Joris and Mark onstage in New York, April 2013
Photograph by Eric Hanson
KS – I’ve been trying to think of an example of a band with two frontmen that didn’t also play instruments. The members of The Who all sang, for example, but they also played. You never sang in a band before Heidevolk. Had Mark been in other bands?

JB – Yeah.

KS – It seems like it would be very psychologically different to stand next to another singer like this.

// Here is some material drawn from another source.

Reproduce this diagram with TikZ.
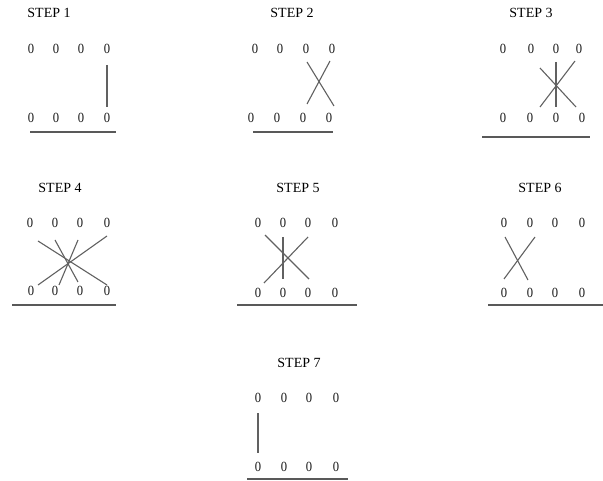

JB – Yeah. One of the bands we were inspired by musically is Isengard from Norway, and they have a lot of vocals that are combined so that the harmony part, we all felt that that was very nice. Just each individual knew that record and said, “Well, that’s fantastic.” I discovered I had a voice, and Mark has fantastic voice. He’s a way better singer than I am. So then we just gave it a try, you know, “Maybe we can do that.” There used to be a band in the Netherlands called Grimm, and they also were inspired by Isengard. It was two frontmen, but they also were playing guitar – so not just the singing thing.

I thought it was a challenge. I was completely new to band dynamics, so it never bothered me that we were sort of like the first, or one of few that did that. We just did it, and we weren’t bothered by any knowledge. Ha!

KS – That’s more than the questions I had. I appreciate you taking the time.

JB – Thanks for taking an interest in our band. I must say, for a spoken interview – this was pretty painless!